The flaming bag of feces that is the Republican candidate for president told TV psychologist Dr. Phil in a Thursday interview that he intends to make the announcement at the Republican National Convention in mid-July.

“I can’t yet, but we have some very good people. I’m going to do it in the convention,” Trump said when Dr. Phil asked who his Vice President will be, per CNN. This leaves Americans with a few more blissful weeks before we discover which empty-headed sycophant will lick Trump’s boots straight to the ballot box.

High on the list of incomprehensible idiots in the running are his former opponent and a man he once called a “nervous basket case,” Marco Rubio, along with Arkansas’ Tom Cotton, Ohio’s J.D. Vance, South Carolina’s Tim Scott, and South Dakota governor Doug Burgum. They’re joined by New York Republican Elise Stefanik and, of course, at least one Florida politician in Byron Donalds.

The entire group shares one hateful brain cell between themselves, but no one expected Trump to choose someone reasonable. Then they wouldn’t do his bidding without question, which is the only thing he’s looking for — not experience, or intelligence, or actual leadership potential. Loyalty is all Trump demands of his followers, and make no mistake, his running mate will be nothing more than his chief follower. Not a partner, but a minion to echo his talking points, take the blame for his bad decisions, and maybe change his diaper mid-way through every presidential address.

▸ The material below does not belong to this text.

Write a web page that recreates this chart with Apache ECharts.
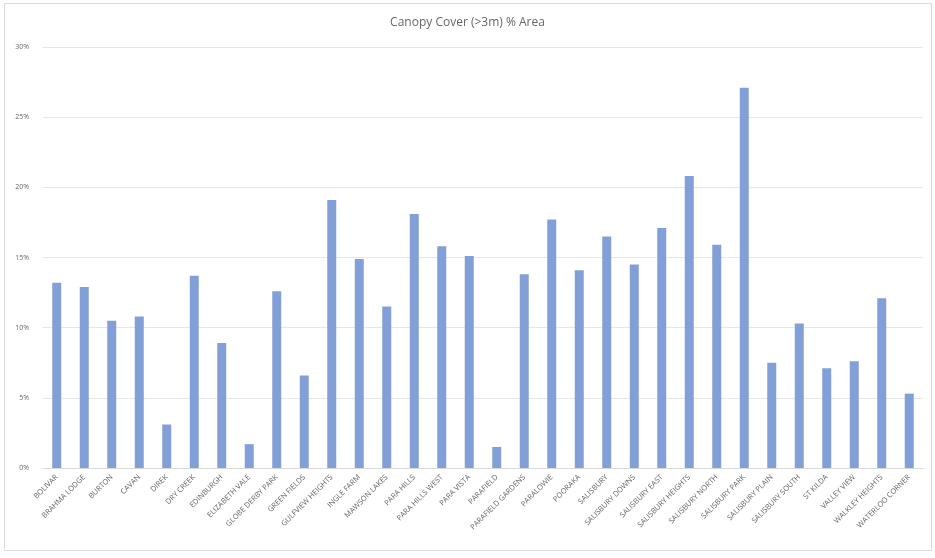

That’s if Trump makes his way into office, of course, a nightmare we can still prevent if there’s any good left in the world. The man is officially a convicted felon, his track record as a businessman and politician are equally appalling, and he’s singlehandedly proven just how broken our political system is. He is the worst possible option for president, and there’s no running mate that will ever make him even close to competent enough to run this country anywhere but straight to hell.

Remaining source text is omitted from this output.